## EXERCISE:
The lines from the top of the material below through the line containing "const idx = d3.range(categories.length);" are to be printed exactly, with pictures omitted.

## SOURCE MATERIAL:
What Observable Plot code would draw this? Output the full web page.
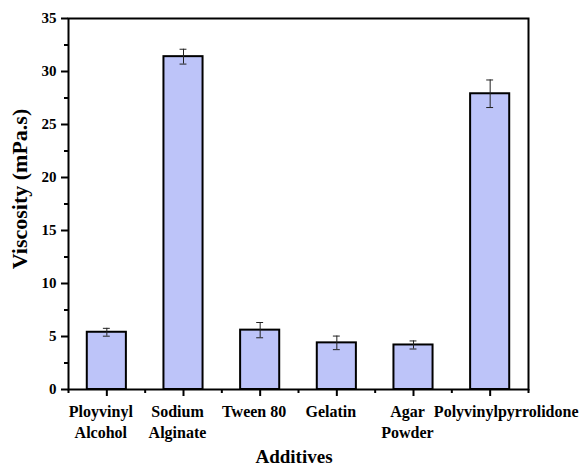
<!DOCTYPE html>
<html>
<head>
<meta charset="utf-8">
<script src="https://cdn.jsdelivr.net/npm/d3@7"></script>
<script src="https://cdn.jsdelivr.net/npm/@observablehq/plot@0.6"></script>
<style>
  html, body { margin: 0; padding: 0; background: #fff; }
  #chart { width: 579px; height: 466px; }
  #chart svg, #chart svg text { font-family: "Liberation Serif", "Times New Roman", Times, "DejaVu Serif", serif !important; font-weight: bold; }
</style>
</head>
<body>
<div id="chart"></div>
<script>
const categories = ["Ployvinyl\nAlcohol", "Sodium\nAlginate", "Tween 80", "Gelatin", "Agar\nPowder", "Polyvinylpyrrolidone"];
const viscosity = [5.4, 31.4, 5.6, 4.4, 4.2, 27.9];
const errors = [0.37, 0.7, 0.72, 0.64, 0.38, 1.3];
const yMajorTicks = [0, 5, 10, 15, 20, 25, 30, 35];
const yMinorTicks = [2.5, 7.5, 12.5, 17.5, 22.5, 27.5, 32.5];
const yTitle = "Viscosity (mPa.s)";
const xTitle = "Additives";

const data = categories.map((c, i) => ({i, cat: c, v: viscosity[i], e: errors[i]}));
const halfBar = 0.255;
const halfCap = 0.045;
const idx = d3.range(categories.length);

const plot = Plot.plot({
  width: 579,
  height: 466,
  marginLeft: 68,
  marginRight: 51,
  marginTop: 18,
  marginBottom: 77,
  style: {fontWeight: "bold", fontSize: "15px", color: "#000", background: "#fff"},
  x: {type: "linear", domain: [-0.5, categories.length - 0.5]},
  y: {domain: [0, 35]},
  marks: [
    Plot.rectY(data, {x1: d => d.i - halfBar, x2: d => d.i + halfBar, y1: 0, y2: "v", fill: "#bdc4f9", stroke: "#000", strokeWidth: 2}),
    Plot.ruleX(data, {x: "i", y1: d => d.v - d.e, y2: d => d.v + d.e, stroke: "#222", strokeWidth: 1}),
    Plot.ruleY(data, {y: d => d.v + d.e, x1: d => d.i - halfCap, x2: d => d.i + halfCap, stroke: "#222", strokeWidth: 1}),
    Plot.ruleY(data, {y: d => d.v - d.e, x1: d => d.i - halfCap, x2: d => d.i + halfCap, stroke: "#222", strokeWidth: 1}),
    Plot.axisY({ticks: yMajorTicks, tickSize: 7, tickPadding: 5, strokeWidth: 2, label: null, fontSize: 15}),
    Plot.axisY({ticks: yMinorTicks, tickSize: 4, tickFormat: () => "", strokeWidth: 2, label: null}),
    Plot.axisX({ticks: idx, tickSize: 7, tickFormat: () => "", strokeWidth: 2, label: null}),
    Plot.axisX({ticks: idx.slice(0, -1), tickSize: 0, tickPadding: 13, dx: -6, tickFormat: i => categories[i], lineHeight: 1.3, label: null, fontSize: 16}),
    Plot.axisX({ticks: idx.slice(-1), tickSize: 0, tickPadding: 13, dx: 16, tickFormat: i => categories[i], lineHeight: 1.3, label: null, fontSize: 16}),
    Plot.axisX({ticks: d3.range(categories.length + 1).map(k => k - 0.5), tickSize: 4, tickFormat: () => "", strokeWidth: 2, label: null}),
    Plot.frame({stroke: "#000", strokeWidth: 2})
  ]
});

const svg = d3.select(plot);
svg.append("text")
  .attr("transform", "translate(27,189) rotate(-90)")
  .attr("text-anchor", "middle")
  .attr("font-size", "22px")
  .attr("fill", "#000")
  .text(yTitle);
svg.append("text")
  .attr("x", 294)
  .attr("y", 463)
  .attr("text-anchor", "middle")
  .attr("font-size", "19px")
  .attr("fill", "#000")
  .text(xTitle);

document.getElementById("chart").appendChild(plot);
</script>
</body>
</html>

## EXERCISE RESPONSE:
What Observable Plot code would draw this? Output the full web page.
<!DOCTYPE html>
<html>
<head>
<meta charset="utf-8">
<script src="https://cdn.jsdelivr.net/npm/d3@7"></script>
<script src="https://cdn.jsdelivr.net/npm/@observablehq/plot@0.6"></script>
<style>
  html, body { margin: 0; padding: 0; background: #fff; }
  #chart { width: 579px; height: 466px; }
  #chart svg, #chart svg text { font-family: "Liberation Serif", "Times New Roman", Times, "DejaVu Serif", serif !important; font-weight: bold; }
</style>
</head>
<body>
<div id="chart"></div>
<script>
const categories = ["Ployvinyl\nAlcohol", "Sodium\nAlginate", "Tween 80", "Gelatin", "Agar\nPowder", "Polyvinylpyrrolidone"];
const viscosity = [5.4, 31.4, 5.6, 4.4, 4.2, 27.9];
const errors = [0.37, 0.7, 0.72, 0.64, 0.38, 1.3];
const yMajorTicks = [0, 5, 10, 15, 20, 25, 30, 35];
const yMinorTicks = [2.5, 7.5, 12.5, 17.5, 22.5, 27.5, 32.5];
const yTitle = "Viscosity (mPa.s)";
const xTitle = "Additives";

const data = categories.map((c, i) => ({i, cat: c, v: viscosity[i], e: errors[i]}));
const halfBar = 0.255;
const halfCap = 0.045;
const idx = d3.range(categories.length);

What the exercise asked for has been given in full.